Novo recogió los relatos sobre la fiebre amarilla dejados por un puñado de viajeros ilustres: Humboldt, Madame Calderón de la Barca, Charles Joseph Latrobe, Brantz Mayer, la condesa Kollonitz y Desiré Charnay, entre otros. Todos ellos entraron a México por “la puerta del infierno” y dejaron testimonios sobrecogedores sobre compañeros de viaje que vieron morir: sobre una ciudad que caía enferma cada año, tronchando las vidas de cientos de personas.
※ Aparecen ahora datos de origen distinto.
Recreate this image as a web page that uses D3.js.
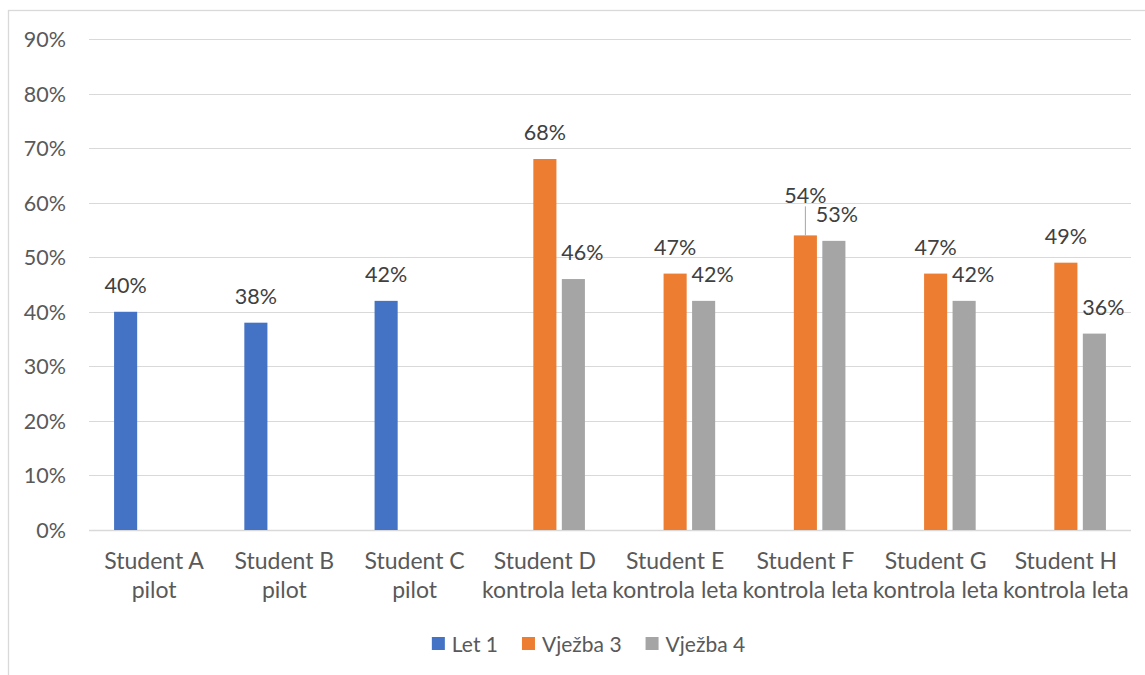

En el libro de Salvador Novo se habla de una pequeña plazuela ubicada en la ciudad de México: la plaza Carlos Finlay. “Los transeúntes ignoran quién haya sido el personaje en cuyo honor y memoria lleva aquella plaza su nombre”. Finlay es el médico cubano que en 1881 descubrió que el Aedes aegypti era el transmisor de la fiebre amarilla. Ese año comenzó al persecución de este insecto. Tuvieron que pasar más de 40 (1925) para que se diera a conocer el último caso de fiebre amarilla en México.

En 2017, las autoridades de salud de México alertaron de nuevos casos en Brasil, Venezuela, Bolivia y Colombia: de la amenaza de que algún día “el vómito colonial” volviera a México.